14th Annual Workshop of
The Australasian Language Technology Association

Monash University, Melbourne

5th - 7th December 2016

Overview

Tutorials will take place on Monday 5th December, immediately before the ALTA and ADCS workshops. The tutorials will also be hosted in the Caulfield campus of Monash University. Both morning and afternoon sessions will include a short coffee break. These tutorials feature advanced methods in text processing, and will be pitched to a general audience. All workshop participants are encouraged to attend, both students and staff.

Tutorial 1: Wray Buntine

Simpler Non-parametric Bayesian Models

9am-12.15pm

Many interesting non-parametric models are now used for modelling discrete, structured data as we find in language, document and graph analysis.
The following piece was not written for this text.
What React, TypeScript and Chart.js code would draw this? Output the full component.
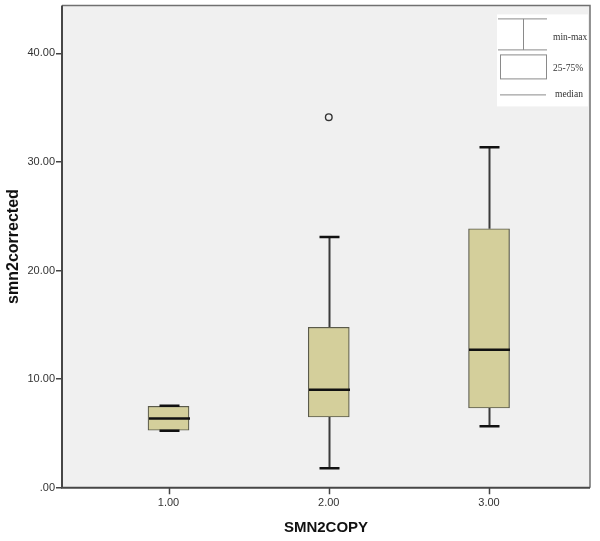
import React, { useEffect, useRef } from "react";
import { Chart, registerables } from "chart.js";

Chart.register(...registerables);

// ---- data ----
const categories = [1, 2, 3];
const categoryLabels = ["1.00", "2.00", "3.00"];
const mins = [5.25, 1.78, 5.66];
const q1s = [5.29, 6.51, 7.34];
const medians = [6.37, 9.03, 12.7];
const q3s = [7.5, 14.77, 23.85];
const maxs = [7.55, 23.09, 31.35];
const outlierX = [2];
const outlierY = [34.13];
const yTicks = [0, 10, 20, 30, 40];
const legendLabels = ["min-max", "25-75%", "median"];

const BOX_FILL = "#d4cf9b";
const PLOT_BG = "#f0f0f0";

const boxPlugin = {
  id: "boxExtras",
  beforeDraw(chart: any) {
    const { ctx, chartArea: a } = chart;
    ctx.save();
    ctx.fillStyle = "#ffffff";
    ctx.fillRect(0, 0, chart.width, chart.height);
    ctx.fillStyle = PLOT_BG;
    ctx.fillRect(a.left, a.top, a.right - a.left, a.bottom - a.top);
    ctx.restore();
  },
  beforeDatasetsDraw(chart: any) {
    const { ctx } = chart;
    const xs = chart.scales.x;
    const ys = chart.scales.y;
    ctx.save();
    categories.forEach((c, i) => {
      const x = Math.round(xs.getPixelForValue(c)) + 0.5;
      const yMin = ys.getPixelForValue(mins[i]);
      const yMax = ys.getPixelForValue(maxs[i]);
      const yQ1 = ys.getPixelForValue(q1s[i]);
      const yQ3 = ys.getPixelForValue(q3s[i]);
      ctx.strokeStyle = "#3a3a3a";
      ctx.lineWidth = 2;
      ctx.beginPath();
      ctx.moveTo(x, yQ3);
      ctx.lineTo(x, yMax);
      ctx.moveTo(x, yQ1);
      ctx.lineTo(x, yMin);
      ctx.stroke();
    });
    ctx.restore();
  },
  afterDatasetsDraw(chart: any) {
    const { ctx, chartArea: a } = chart;
    const xs = chart.scales.x;
    const ys = chart.scales.y;
    ctx.save();
    categories.forEach((c, i) => {
      const x = Math.round(xs.getPixelForValue(c)) + 0.5;
      const yMin = ys.getPixelForValue(mins[i]);
      const yMax = ys.getPixelForValue(maxs[i]);
      const yMed = ys.getPixelForValue(medians[i]);
      ctx.strokeStyle = "#111111";
      ctx.lineWidth = 2.5;
      ctx.beginPath();
      ctx.moveTo(x - 10, yMax);
      ctx.lineTo(x + 10, yMax);
      ctx.moveTo(x - 10, yMin);
      ctx.lineTo(x + 10, yMin);
      ctx.stroke();
      ctx.beginPath();
      ctx.moveTo(x - 20.5, yMed);
      ctx.lineTo(x + 20.5, yMed);
      ctx.stroke();
    });

    // frame
    ctx.strokeStyle = "#707070";
    ctx.lineWidth = 1.5;
    ctx.beginPath();
    ctx.moveTo(a.left, a.top);
    ctx.lineTo(a.right, a.top);
    ctx.lineTo(a.right, a.bottom);
    ctx.stroke();
    ctx.strokeStyle = "#474747";
    ctx.lineWidth = 2;
    ctx.beginPath();
    ctx.moveTo(a.left, a.top);
    ctx.lineTo(a.left, a.bottom);
    ctx.lineTo(a.right, a.bottom);
    ctx.stroke();

    // x-axis tick marks
    ctx.strokeStyle = "#444444";
    ctx.lineWidth = 1.5;
    ctx.beginPath();
    categories.forEach((c) => {
      const x = Math.round(xs.getPixelForValue(c)) + 0.5;
      ctx.moveTo(x, a.bottom);
      ctx.lineTo(x, a.bottom + 6.5);
    });
    ctx.stroke();

    // legend
    const lx = a.right - 93;
    const ly = a.top + 9;
    ctx.fillStyle = "#ffffff";
    ctx.fillRect(lx, ly, 91, 92);
    ctx.strokeStyle = "#8a8a8a";
    ctx.lineWidth = 1;
    ctx.beginPath();
    ctx.moveTo(lx + 1, ly + 4.5);
    ctx.lineTo(lx + 50, ly + 4.5);
    ctx.moveTo(lx + 1, ly + 35.5);
    ctx.lineTo(lx + 50, ly + 35.5);
    ctx.moveTo(lx + 26.5, ly + 4.5);
    ctx.lineTo(lx + 26.5, ly + 35.5);
    ctx.stroke();
    ctx.strokeRect(lx + 3.5, ly + 40.5, 46, 24);
    ctx.beginPath();
    ctx.moveTo(lx + 3, ly + 80.5);
    ctx.lineTo(lx + 49, ly + 80.5);
    ctx.stroke();
    ctx.fillStyle = "#333333";
    ctx.font = "9.5px 'Liberation Serif', serif";
    ctx.textBaseline = "middle";
    ctx.textAlign = "left";
    ctx.fillText(legendLabels[0], lx + 56, ly + 23);
    ctx.fillText(legendLabels[1], lx + 56, ly + 54);
    ctx.fillText(legendLabels[2], lx + 58, ly + 80);
    ctx.restore();
  },
};

export default function App() {
  const ref = useRef<HTMLCanvasElement>(null);
  useEffect(() => {
    if (!ref.current) return;
    const chart = new Chart(ref.current, {
      type: "bar",
      data: {
        datasets: [
          {
            type: "bar",
            data: categories.map((c, i) => ({ x: c, y: [q1s[i], q3s[i]] })) as any,
            backgroundColor: BOX_FILL,
            borderColor: "#5a5a4a",
            borderWidth: 1.2,
            borderSkipped: false,
            barThickness: 41,
          } as any,
          {
            type: "scatter",
            data: outlierX.map((x, i) => ({ x, y: outlierY[i] })),
            pointRadius: 3.3,
            pointBorderWidth: 1.4,
            pointBorderColor: "#333333",
            pointBackgroundColor: PLOT_BG,
          } as any,
        ],
      },
      options: {
        responsive: false,
        animation: false,
        layout: { padding: { top: 3.5, right: 10, left: 0, bottom: 0 } },
        plugins: { legend: { display: false }, tooltip: { enabled: false } },
        scales: {
          x: {
            type: "linear",
            offset: false,
            min: 0.3354,
            max: 3.63,
            afterBuildTicks: (s: any) => {
              s.ticks = categories.map((v) => ({ value: v }));
            },
            afterFit: (s: any) => {
              s.height = 53.3;
              s.paddingLeft = 0;
              s.paddingRight = 0;
            },
            ticks: {
              callback: (v: any) => categoryLabels[categories.indexOf(Number(v))] ?? "",
              color: "#333333",
              font: { family: "'Liberation Sans', Arial, sans-serif", size: 11 },
              padding: 3,
              maxRotation: 0,
            },
            grid: {
              display: false,
              offset: false,
              drawOnChartArea: false,
              drawTicks: true,
              tickLength: 6,
            },
            border: { display: false },
            title: {
              display: true,
              text: "SMN2COPY",
              color: "#111111",
              font: { family: "'Liberation Sans', Arial, sans-serif", size: 15, weight: "bold" },
              padding: { top: 0, bottom: 4 },
            },
          },
          y: {
            type: "linear",
            min: 0,
            max: 44.42,
            afterBuildTicks: (s: any) => {
              s.ticks = yTicks.map((v) => ({ value: v }));
            },
            afterFit: (s: any) => {
              s.width = 62;
              s.paddingTop = 0;
              s.paddingBottom = 0;
            },
            ticks: {
              callback: (v: any) => (Number(v) === 0 ? ".00" : Number(v).toFixed(2)),
              color: "#333333",
              font: { family: "'Liberation Sans', Arial, sans-serif", size: 11 },
              padding: 1,
            },
            grid: {
              display: true,
              drawOnChartArea: false,
              drawTicks: true,
              tickLength: 6,
              color: "#444444",
              lineWidth: 1.5,
            },
            border: { display: false },
            title: {
              display: true,
              text: "smn2corrected",
              color: "#111111",
              font: { family: "'Liberation Sans', Arial, sans-serif", size: 16, weight: "bold" },
              padding: { top: 4, bottom: 0 },
            },
          },
        },
      },
      plugins: [boxPlugin],
    });
    return () => chart.destroy();
  }, []);
  return (
    <div style={{ position: "fixed", left: 0, top: 0, width: 600, height: 541, background: "#ffffff" }}>
      <canvas ref={ref} width={600} height={541} style={{ display: "block" }} />
    </div>
  );
}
These non-parametric Bayesian models are often based on a variety of different process models such as the Gamma process, the Beta process, the Pitman-Yor process, etc. This tutorial will give an introduction to these models and connect to modern Bayesian non-parametric theory, though doing so in a less former manner.
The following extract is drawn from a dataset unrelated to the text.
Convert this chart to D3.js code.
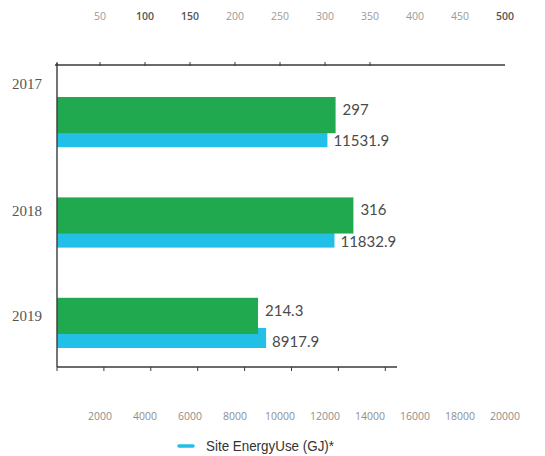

The basic process models can all be understood in terms of Poisson point processes (PPs) which can be viewed as an extension of standard prior distributions. When using PPs, one can easily model infinite lists, where new entries are unfurled and put to use only as data requires it. The Beta process in this interpretation is just an extension of the Beta prior for Bernoulli models that allows an infinite list of such Bernoullis. Modern Bayesian non-parametric theory provides general solutions for reasoning with these kinds of models, including the hierarchical case, though the results are not well known in the machine learning community. For instance, a hierarchical Pitman-Yor process is acting like an analogue to the Dirichlet distribution where instead of normalising gamma variables we normalise positive alpha-stable variables.

With the basic process models introduced, we will then look at some of the standard variants and Bayesian reasoning with them: hierarchical probability models for trees and n-gram language models, infinite feature vector models such as the Indian buffet process, infinite stochastic block models and various models for matrix and tensor factorisation. Some of these results are unpublished or not readily accessible to neophytes.

Tutorial 2: Simon Gog and Matthias Petri

Succinct Data Structures for Text and Information Retrieval

1.30pm-4.45pm

The current growth and availability of massive amounts of data gathered and processed by applications such as Web search engines or translation services has had a profound impact on the algorithmic requirements of many fundamental data processing tools. At the same time, this has provided ample motivation for a great deal of new theoretical and practical research on resource efficient algorithms and data structures.

Over the last decades the research field of the so-called succinct and compressed data structures has emerged to tackle these challenges. These new kind of data structures provide the same operations as their classical counterparts within a comparable time complexity but requiring substantially less space. These solutions usually resort to a careful combination of ideas from data compression and data structures.

The tutorial will introduce this field of research by presenting the most important succinct data structures to represent set of integers, set of points, trees, graphs and strings together with applications to Information Retrieval and Natural Language Processing problems. The introduction of the succinct data structures will be sustained with a practical session with programming handouts to solve. This will allow the attendees to directly experiment with implementations of these solutions on real datasets and understand the potential benefits to their own projects.